Pentagon Partners with Silicon Valley for Cyber Strategy

Defense Secretary Ash Carter delivers a lecture titled "Rewiring the Pentagon: Charting a New Path on Innovation and Cybersecurity" at Stanford University in California, April 23, 2015. The lecture highlighted the Pentagon's new cyber strategy and innovation initiatives. Photo: DoD
Defense Secretary Ash Carter delivers a lecture titled “Rewiring the Pentagon: Charting a New Path on Innovation and Cybersecurity” at Stanford University in California, April 23, 2015. The lecture highlighted the Pentagon’s new cyber strategy and innovation initiatives. Photo: DoD

By Rakesh Raman

The U.S. Defense Secretary Ash Carter unveiled Thursday the Defense Department’s second cyber strategy to guide the development of DoD’s cyber forces and to strengthen its cyber defenses and its posture on cyber deterrence.

“While we in DoD are an attractive target, the cyber threat is one we all face as institutions and as individuals,” Carter said.

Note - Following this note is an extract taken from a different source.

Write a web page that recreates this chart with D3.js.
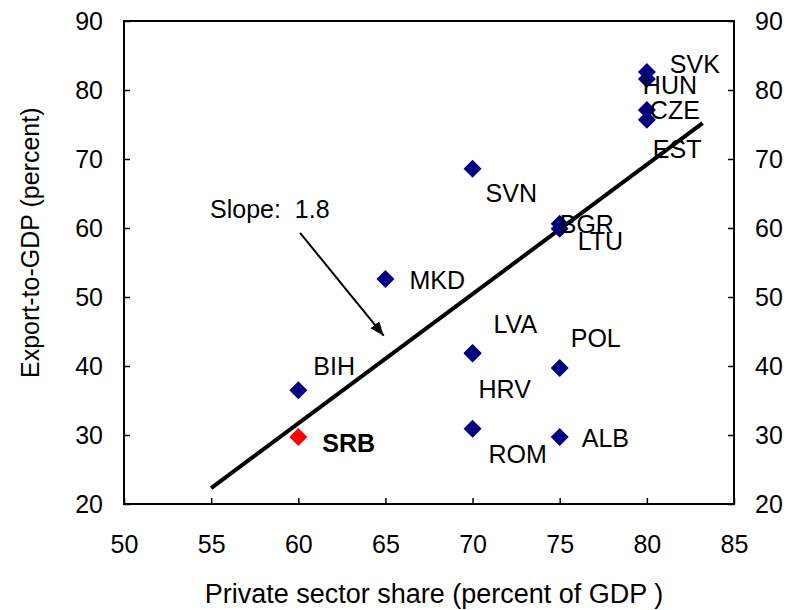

In response to one of the world’s most complex challenges, the Defense Department has three missions in the cyber domain, he added.

The first is to defend DoD networks, systems and information. The second is to defend the U.S. homeland and U.S. national interests against cyberattacks of significant consequence, and the third is to provide integrated cyber capabilities to support military operations and contingency plans.

“In some ways, what we’re doing about this threat is similar to what we do about more conventional threats,” Carter said.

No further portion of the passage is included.